SUPPLIED MATERIAL »
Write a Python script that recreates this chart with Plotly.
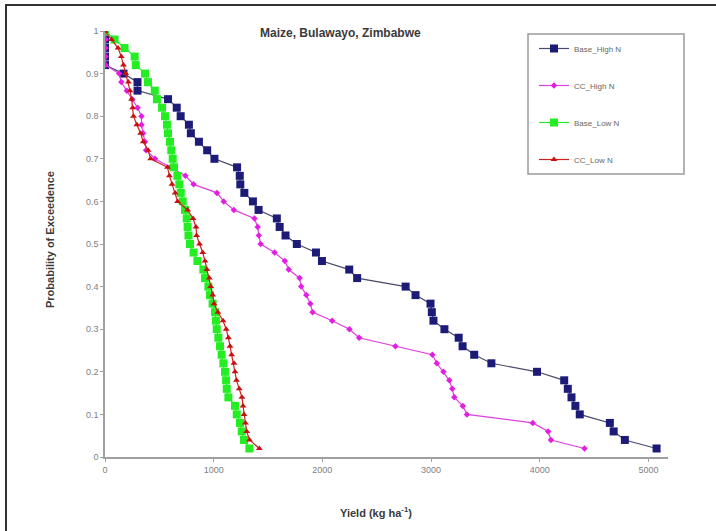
import plotly.graph_objects as go

prob = [round(1.0 - 0.02 * i, 2) for i in range(50)]

base_high = [0, 0, 0, 0, 0, 170, 299, 299, 580, 660,
             696, 772, 790, 864, 940, 1007, 1215, 1240, 1245, 1282,
             1361, 1413, 1581, 1607, 1661, 1765, 1941, 1996, 2247, 2320,
             2766, 2857, 2995, 3007, 3022, 3123, 3254, 3290, 3397, 3555,
             3975, 4225, 4258, 4292, 4328, 4368, 4645, 4680, 4783, 5075]

cc_high = [0, 5, 5, 5, 5, 130, 150, 200, 250, 300,
           336, 336, 350, 368, 378, 460, 600, 740, 815, 1030,
           1092, 1185, 1375, 1405, 1415, 1432, 1560, 1655, 1690, 1790,
           1805, 1852, 1889, 1910, 2090, 2249, 2338, 2672, 3012, 3053,
           3114, 3168, 3195, 3214, 3292, 3330, 3936, 4077, 4103, 4412]

base_low = [0, 88, 180, 273, 283, 368, 395, 458, 478, 525,
            552, 570, 580, 598, 610, 623, 635, 666, 684, 697,
            715, 736, 752, 760, 768, 782, 815, 850, 905, 920,
            951, 966, 990, 1012, 1021, 1028, 1043, 1058, 1073, 1089,
            1104, 1114, 1120, 1135, 1196, 1212, 1242, 1258, 1279, 1328]

cc_low = [0, 60, 120, 150, 170, 190, 215, 230, 245, 255,
          262, 293, 328, 352, 397, 420, 575, 593, 617, 646,
          668, 760, 810, 837, 843, 870, 899, 920, 938, 960,
          973, 991, 1003, 1039, 1086, 1115, 1135, 1150, 1165, 1187,
          1196, 1210, 1235, 1260, 1270, 1279, 1292, 1304, 1330, 1420]

x_ticks = [0, 1000, 2000, 3000, 4000, 5000]
y_ticks = [0, 0.1, 0.2, 0.3, 0.4, 0.5, 0.6, 0.7, 0.8, 0.9, 1]
y_tick_text = ["0", "0.1", "0.2", "0.3", "0.4", "0.5", "0.6", "0.7", "0.8", "0.9", "1"]

series = [
    ("Base_High N", base_high, "#1c1c78", "#4a4a6a", "square", 8),
    ("CC_High N", cc_high, "#e21ee2", "#e040e0", "diamond", 5),
    ("Base_Low N", base_low, "#22ee22", "#22ee22", "square", 8),
    ("CC_Low N", cc_low, "#c81010", "#d02020", "triangle-up", 6),
]

fig = go.Figure()
for i, (name, xs, mcol, lcol, sym, sz) in enumerate(series):
    fig.add_trace(go.Scatter(
        x=xs, y=prob, name=name, mode="lines+markers",
        line=dict(color=lcol, width=1.2),
        marker=dict(color=mcol, symbol=sym, size=sz, line=dict(width=0)),
        legendgroup=f"g{i}",
    ))

L, R, T, B = 105, 48, 31, 74
W, H = 716, 531
pw = W - L - R
ph = H - T - B

def px(xpix):
    return (xpix - L) / pw

def py(ypix):
    return (H - B - ypix) / ph

fig.update_layout(
    width=W, height=H,
    margin=dict(l=L, r=R, t=T, b=B, pad=0),
    paper_bgcolor="white", plot_bgcolor="white",
    font=dict(family="Arial, Liberation Sans, sans-serif", color="#555555", size=9),
    showlegend=True,
    legend=dict(
        x=px(534), y=py(34), xanchor="left", yanchor="top",
        borderwidth=0, bgcolor="rgba(0,0,0,0)",
        font=dict(size=8, color="#666666"),
        tracegroupgap=18, itemwidth=30,
        traceorder="grouped",
    ),
    xaxis=dict(
        range=[0, 5180], tickvals=x_ticks, ticktext=[str(v) for v in x_ticks],
        showgrid=False, zeroline=False, showline=True, linecolor="#a0a0a0", linewidth=1.5,
        ticks="outside", ticklen=3, tickcolor="#a0a0a0",
        tickfont=dict(size=9, color="#808080"),
    ),
    yaxis=dict(
        range=[0, 1], tickvals=y_ticks, ticktext=y_tick_text,
        showgrid=False, zeroline=False, showline=True, linecolor="#a0a0a0", linewidth=1.5,
        ticks="outside", ticklen=3, tickcolor="#a0a0a0",
        tickfont=dict(size=9, color="#808080"),
    ),
    annotations=[
        dict(text="<b>Maize, Bulawayo, Zimbabwe</b>", xref="paper", yref="paper",
             x=px(340), y=py(33), xanchor="center", yanchor="middle", showarrow=False,
             font=dict(size=12, color="#3a3a3a")),
        dict(text="<b>Probability of Exceedence</b>", xref="paper", yref="paper",
             x=px(50), y=py(240), xanchor="center", yanchor="middle", showarrow=False,
             textangle=-90, font=dict(size=11, color="#3a3a3a")),
        dict(text="<b>Yield (kg ha<sup>-1</sup>)</b>", xref="paper", yref="paper",
             x=px(376), y=py(512), xanchor="center", yanchor="middle", showarrow=False,
             font=dict(size=11, color="#3a3a3a")),
    ],
    shapes=[
        dict(type="rect", xref="paper", yref="paper",
             x0=px(6), x1=px(740), y0=py(560), y1=py(5),
             line=dict(color="#333333", width=2), fillcolor="rgba(0,0,0,0)"),
        dict(type="rect", xref="paper", yref="paper",
             x0=px(528), x1=px(684), y0=py(174), y1=py(34),
             line=dict(color="#9a9a9a", width=1.5), fillcolor="rgba(0,0,0,0)",
             layer="below"),
    ],
)

fig.write_html("out.html")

WHAT YOU WILL DO » The lines from the top of the data above through the one holding "3114, 3168, 3195, 3214, 3292, 3330, 3936, 4077, 4103, 4412]" are to be repeated exactly, and only those, with no pictures.

OUTPUT FOR THIS TASK »
Write a Python script that recreates this chart with Plotly.
import plotly.graph_objects as go

prob = [round(1.0 - 0.02 * i, 2) for i in range(50)]

base_high = [0, 0, 0, 0, 0, 170, 299, 299, 580, 660,
             696, 772, 790, 864, 940, 1007, 1215, 1240, 1245, 1282,
             1361, 1413, 1581, 1607, 1661, 1765, 1941, 1996, 2247, 2320,
             2766, 2857, 2995, 3007, 3022, 3123, 3254, 3290, 3397, 3555,
             3975, 4225, 4258, 4292, 4328, 4368, 4645, 4680, 4783, 5075]

cc_high = [0, 5, 5, 5, 5, 130, 150, 200, 250, 300,
           336, 336, 350, 368, 378, 460, 600, 740, 815, 1030,
           1092, 1185, 1375, 1405, 1415, 1432, 1560, 1655, 1690, 1790,
           1805, 1852, 1889, 1910, 2090, 2249, 2338, 2672, 3012, 3053,
           3114, 3168, 3195, 3214, 3292, 3330, 3936, 4077, 4103, 4412]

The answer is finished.